[Dataset excerpt]:
╔══
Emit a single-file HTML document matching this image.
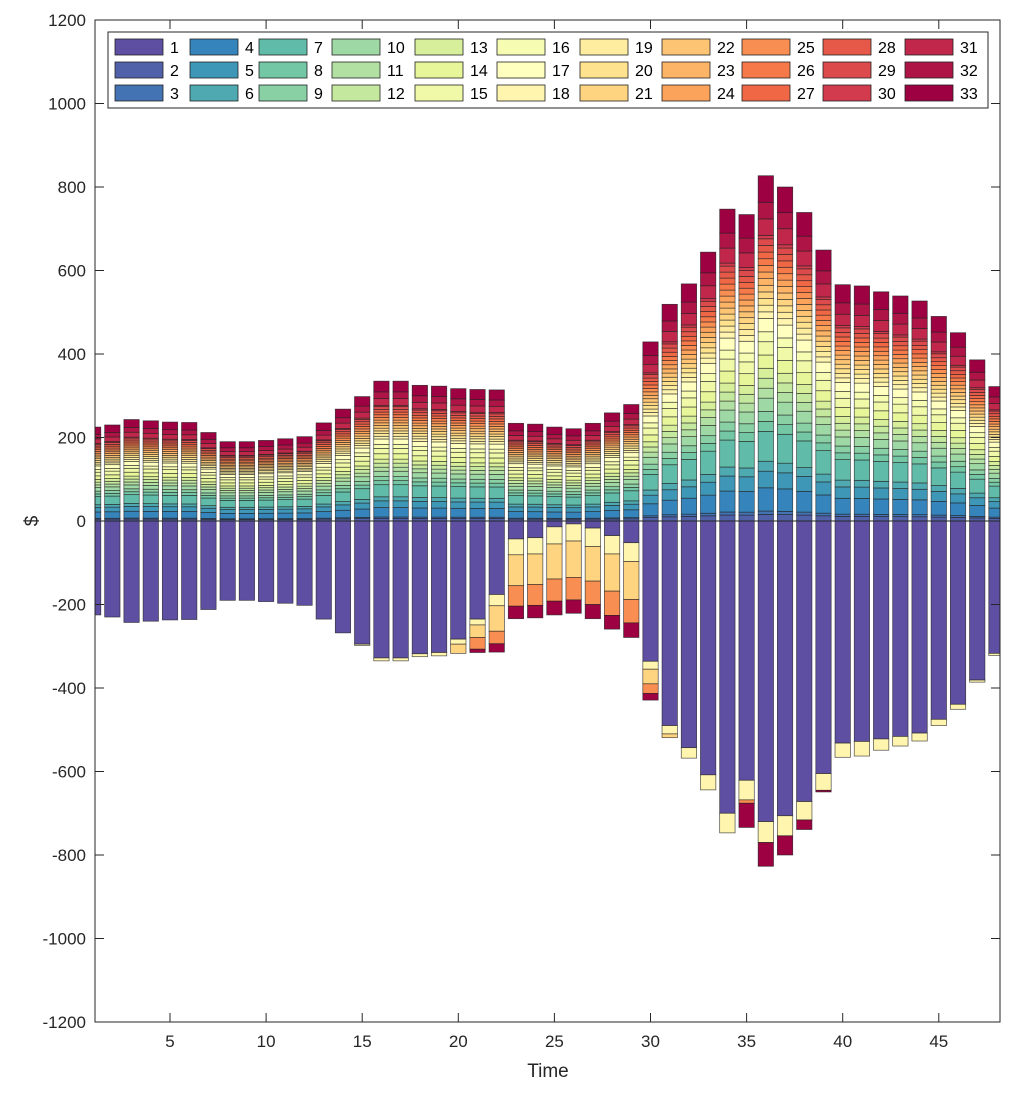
<!DOCTYPE html>
<html><head><meta charset="utf-8">
<style>
html,body{margin:0;padding:0;background:#fff;}
svg text{font-family:"Liberation Sans",Arial,sans-serif;}
</style></head>
<body>
<svg id="chart" width="1009" height="1090" viewBox="0 0 1009 1090" xmlns="http://www.w3.org/2000/svg">
<defs><clipPath id="plotclip"><rect x="95" y="20" width="905" height="1002"/></clipPath></defs>
<g id="bars" clip-path="url(#plotclip)"></g>
<g id="axes"></g>
<g id="legend"></g>
</svg>
<script>
// ---- data ----
const times = [1,2,3,4,5,6,7,8,9,10,11,12,13,14,15,16,17,18,19,20,21,22,23,24,25,26,27,28,29,30,31,32,33,34,35,36,37,38,39,40,41,42,43,44,45,46,47,48];
const totals = [225,230,243,240,237,236,212,190,190,193,197,202,235,268,298,335,335,325,323,317,315,314,234,232,225,221,234,259,279,429,519,568,644,747,734,827,800,739,649,566,563,549,539,527,490,451,386,322];
// share of positive stack for series 2..33
const shares = [0.02,0.01,0.07,0.05,0.03,0.09,0.03,0.03,0.04,0.03,0.03,0.03,0.04,0.04,0.03,0.04,0.02,0.02,0.02,0.02,0.02,0.02,0.02,0.02,0.02,0.02,0.02,0.02,0.01,0.05,0.05,0.08];
// negative series (magnitudes)
const neg1 = [225,230,243,240,237,236,212,190,190,193,197,202,235,268,295,328,328,318,315,283,235,176,43,40,14,7,17,35,52,336,490,543,608,700,621,720,706,672,605,532,528,522,516,508,475,439,381,317];
const neg18 = [0,0,0,0,0,0,0,0,0,0,0,0,0,0,3,7,7,7,8,12,14,27,38,39,41,41,44,44,45,19,20,25,36,47,47,50,48,44,40,34,35,27,23,19,15,12,5,5];
const neg21 = [0,0,0,0,0,0,0,0,0,0,0,0,0,0,0,0,0,0,0,22,30,61,74,73,84,87,83,89,91,35,9,0,0,0,0,0,0,0,0,0,0,0,0,0,0,0,0,0];
const neg25 = [0,0,0,0,0,0,0,0,0,0,0,0,0,0,0,0,0,0,0,0,28,30,49,50,53,54,56,58,56,23,0,0,0,0,8,0,0,0,0,0,0,0,0,0,0,0,0,0];
const neg33 = [0,0,0,0,0,0,0,0,0,0,0,0,0,0,0,0,0,0,0,0,8,20,30,30,33,32,34,33,35,16,0,0,0,0,58,57,46,23,4,0,0,0,0,0,0,0,0,0];
const yTicks = [-1200,-1000,-800,-600,-400,-200,0,200,400,600,800,1000,1200];
const xTicks = [5,10,15,20,25,30,35,40,45];

// ---- scales ----
const X0=73.9, XS=19.22, Y0=521, YS=0.4175;
const xS = t => X0 + XS*t;
const yS = v => Y0 - YS*v;
const BW = 0.8*XS;
const NS = "http://www.w3.org/2000/svg";
function mk(tag, attrs, parent){const e=document.createElementNS(NS,tag);for(const k in attrs)e.setAttribute(k,attrs[k]);parent.appendChild(e);return e;}

// Spectral colormap
const stops=["#5e4fa2","#3288bd","#66c2a5","#abdda4","#e6f598","#ffffbf","#fee08b","#fdae61","#f46d43","#d53e4f","#9e0142"];
function hex(h){return [1,3,5].map(i=>parseInt(h.substr(i,2),16));}
function color(i){ // i: 1..33
  const t=(i-1)/32*10; const a=Math.min(9,Math.floor(t)); const f=t-a;
  const c1=hex(stops[a]),c2=hex(stops[a+1]);
  return "rgb("+c1.map((v,k)=>Math.round(v+(c2[k]-v)*f)).join(",")+")";
}

const bars=document.getElementById('bars');
const shareSum = shares.reduce((a,b)=>a+b,0);
times.forEach((t,ti)=>{
  const x = xS(t)-BW/2;
  // positive
  let acc=0;
  shares.forEach((s,si)=>{
    const v = totals[ti]*s/shareSum;
    const r = mk('rect',{x:x,y:yS(acc+v),width:BW,height:YS*v,fill:color(si+2),stroke:"#222","stroke-width":0.7,"stroke-opacity":0.8},bars);
    
    
    acc+=v;
  });
  // negative
  let nacc=0;
  [[neg1,1],[neg18,18],[neg21,21],[neg25,25],[neg33,33]].forEach(([arr,si])=>{
    const v=arr[ti]; if(!v) return;
    const r = mk('rect',{x:x,y:yS(-nacc),width:BW,height:YS*v,fill:color(si),stroke:"#222","stroke-width":0.7,"stroke-opacity":0.8},bars);
    
    
    nacc+=v;
  });
});

// ---- axes ----
const ax=document.getElementById('axes');
mk('line',{x1:95,y1:Y0,x2:1000,y2:Y0,stroke:"#262626","stroke-width":1},ax);
mk('rect',{x:95,y:20,width:905,height:1002,fill:"none",stroke:"#262626","stroke-width":1},ax);
yTicks.forEach(v=>{
  const y=yS(v);
  mk('line',{x1:95,y1:y,x2:104,y2:y,stroke:"#262626"},ax);
  mk('line',{x1:1000,y1:y,x2:991,y2:y,stroke:"#262626"},ax);
  const tx=mk('text',{x:86,y:y+6,"text-anchor":"end","font-size":17,fill:"#262626"},ax);
  tx.textContent=v;
  
  
});
xTicks.forEach(v=>{
  const x=xS(v);
  mk('line',{x1:x,y1:1022,x2:x,y2:1013,stroke:"#262626"},ax);
  mk('line',{x1:x,y1:20,x2:x,y2:29,stroke:"#262626"},ax);
  const tx=mk('text',{x:x,y:1047,"text-anchor":"middle","font-size":17,fill:"#262626"},ax);
  tx.textContent=v;
  
  
});
const xt=mk('text',{x:548,y:1077,"text-anchor":"middle","font-size":19,fill:"#262626"},ax);
xt.textContent="Time";


const yt=mk('text',{x:38,y:521,"text-anchor":"middle","font-size":19,fill:"#262626",transform:"rotate(-90 38 521)"},ax);
yt.textContent="$";



// ---- legend ----
const lg=document.getElementById('legend');
mk('rect',{x:108,y:32,width:880,height:76,fill:"#fff",stroke:"#262626","stroke-width":1},lg);
const colX=[115,190,259,332,415,497,580,662,742,823,905];
const rowY=[39,62,85];
for(let i=1;i<=33;i++){
  const c=Math.floor((i-1)/3), r=(i-1)%3;
  const g=mk('g',{},lg);
  
  
  mk('rect',{x:colX[c],y:rowY[r],width:48,height:16,fill:color(i),stroke:"#222","stroke-width":0.8},g);
  const tx=mk('text',{x:colX[c]+55,y:rowY[r]+14,"font-size":16,fill:"#000"},g);
  tx.textContent=i;
}
</script>
</body></html>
╚══
[What you have to do]:
Return the listing above unchanged, apart from dropping its pictures.

[Result below]:
Emit a single-file HTML document matching this image.
<!DOCTYPE html>
<html><head><meta charset="utf-8">
<style>
html,body{margin:0;padding:0;background:#fff;}
svg text{font-family:"Liberation Sans",Arial,sans-serif;}
</style></head>
<body>
<svg id="chart" width="1009" height="1090" viewBox="0 0 1009 1090" xmlns="http://www.w3.org/2000/svg">
<defs><clipPath id="plotclip"><rect x="95" y="20" width="905" height="1002"/></clipPath></defs>
<g id="bars" clip-path="url(#plotclip)"></g>
<g id="axes"></g>
<g id="legend"></g>
</svg>
<script>
// ---- data ----
const times = [1,2,3,4,5,6,7,8,9,10,11,12,13,14,15,16,17,18,19,20,21,22,23,24,25,26,27,28,29,30,31,32,33,34,35,36,37,38,39,40,41,42,43,44,45,46,47,48];
const totals = [225,230,243,240,237,236,212,190,190,193,197,202,235,268,298,335,335,325,323,317,315,314,234,232,225,221,234,259,279,429,519,568,644,747,734,827,800,739,649,566,563,549,539,527,490,451,386,322];
// share of positive stack for series 2..33
const shares = [0.02,0.01,0.07,0.05,0.03,0.09,0.03,0.03,0.04,0.03,0.03,0.03,0.04,0.04,0.03,0.04,0.02,0.02,0.02,0.02,0.02,0.02,0.02,0.02,0.02,0.02,0.02,0.02,0.01,0.05,0.05,0.08];
// negative series (magnitudes)
const neg1 = [225,230,243,240,237,236,212,190,190,193,197,202,235,268,295,328,328,318,315,283,235,176,43,40,14,7,17,35,52,336,490,543,608,700,621,720,706,672,605,532,528,522,516,508,475,439,381,317];
const neg18 = [0,0,0,0,0,0,0,0,0,0,0,0,0,0,3,7,7,7,8,12,14,27,38,39,41,41,44,44,45,19,20,25,36,47,47,50,48,44,40,34,35,27,23,19,15,12,5,5];
const neg21 = [0,0,0,0,0,0,0,0,0,0,0,0,0,0,0,0,0,0,0,22,30,61,74,73,84,87,83,89,91,35,9,0,0,0,0,0,0,0,0,0,0,0,0,0,0,0,0,0];
const neg25 = [0,0,0,0,0,0,0,0,0,0,0,0,0,0,0,0,0,0,0,0,28,30,49,50,53,54,56,58,56,23,0,0,0,0,8,0,0,0,0,0,0,0,0,0,0,0,0,0];
const neg33 = [0,0,0,0,0,0,0,0,0,0,0,0,0,0,0,0,0,0,0,0,8,20,30,30,33,32,34,33,35,16,0,0,0,0,58,57,46,23,4,0,0,0,0,0,0,0,0,0];
const yTicks = [-1200,-1000,-800,-600,-400,-200,0,200,400,600,800,1000,1200];
const xTicks = [5,10,15,20,25,30,35,40,45];

// ---- scales ----
const X0=73.9, XS=19.22, Y0=521, YS=0.4175;
const xS = t => X0 + XS*t;
const yS = v => Y0 - YS*v;
const BW = 0.8*XS;
const NS = "http://www.w3.org/2000/svg";
function mk(tag, attrs, parent){const e=document.createElementNS(NS,tag);for(const k in attrs)e.setAttribute(k,attrs[k]);parent.appendChild(e);return e;}

// Spectral colormap
const stops=["#5e4fa2","#3288bd","#66c2a5","#abdda4","#e6f598","#ffffbf","#fee08b","#fdae61","#f46d43","#d53e4f","#9e0142"];
function hex(h){return [1,3,5].map(i=>parseInt(h.substr(i,2),16));}
function color(i){ // i: 1..33
  const t=(i-1)/32*10; const a=Math.min(9,Math.floor(t)); const f=t-a;
  const c1=hex(stops[a]),c2=hex(stops[a+1]);
  return "rgb("+c1.map((v,k)=>Math.round(v+(c2[k]-v)*f)).join(",")+")";
}

const bars=document.getElementById('bars');
const shareSum = shares.reduce((a,b)=>a+b,0);
times.forEach((t,ti)=>{
  const x = xS(t)-BW/2;
  // positive
  let acc=0;
  shares.forEach((s,si)=>{
    const v = totals[ti]*s/shareSum;
    const r = mk('rect',{x:x,y:yS(acc+v),width:BW,height:YS*v,fill:color(si+2),stroke:"#222","stroke-width":0.7,"stroke-opacity":0.8},bars);
    
    
    acc+=v;
  });
  // negative
  let nacc=0;
  [[neg1,1],[neg18,18],[neg21,21],[neg25,25],[neg33,33]].forEach(([arr,si])=>{
    const v=arr[ti]; if(!v) return;
    const r = mk('rect',{x:x,y:yS(-nacc),width:BW,height:YS*v,fill:color(si),stroke:"#222","stroke-width":0.7,"stroke-opacity":0.8},bars);
    
    
    nacc+=v;
  });
});

// ---- axes ----
const ax=document.getElementById('axes');
mk('line',{x1:95,y1:Y0,x2:1000,y2:Y0,stroke:"#262626","stroke-width":1},ax);
mk('rect',{x:95,y:20,width:905,height:1002,fill:"none",stroke:"#262626","stroke-width":1},ax);
yTicks.forEach(v=>{
  const y=yS(v);
  mk('line',{x1:95,y1:y,x2:104,y2:y,stroke:"#262626"},ax);
  mk('line',{x1:1000,y1:y,x2:991,y2:y,stroke:"#262626"},ax);
  const tx=mk('text',{x:86,y:y+6,"text-anchor":"end","font-size":17,fill:"#262626"},ax);
  tx.textContent=v;
  
  
});
xTicks.forEach(v=>{
  const x=xS(v);
  mk('line',{x1:x,y1:1022,x2:x,y2:1013,stroke:"#262626"},ax);
  mk('line',{x1:x,y1:20,x2:x,y2:29,stroke:"#262626"},ax);
  const tx=mk('text',{x:x,y:1047,"text-anchor":"middle","font-size":17,fill:"#262626"},ax);
  tx.textContent=v;
  
  
});
const xt=mk('text',{x:548,y:1077,"text-anchor":"middle","font-size":19,fill:"#262626"},ax);
xt.textContent="Time";


const yt=mk('text',{x:38,y:521,"text-anchor":"middle","font-size":19,fill:"#262626",transform:"rotate(-90 38 521)"},ax);
yt.textContent="$";



// ---- legend ----
const lg=document.getElementById('legend');
mk('rect',{x:108,y:32,width:880,height:76,fill:"#fff",stroke:"#262626","stroke-width":1},lg);
const colX=[115,190,259,332,415,497,580,662,742,823,905];
const rowY=[39,62,85];
for(let i=1;i<=33;i++){
  const c=Math.floor((i-1)/3), r=(i-1)%3;
  const g=mk('g',{},lg);
  
  
  mk('rect',{x:colX[c],y:rowY[r],width:48,height:16,fill:color(i),stroke:"#222","stroke-width":0.8},g);
  const tx=mk('text',{x:colX[c]+55,y:rowY[r]+14,"font-size":16,fill:"#000"},g);
  tx.textContent=i;
}
</script>
</body></html>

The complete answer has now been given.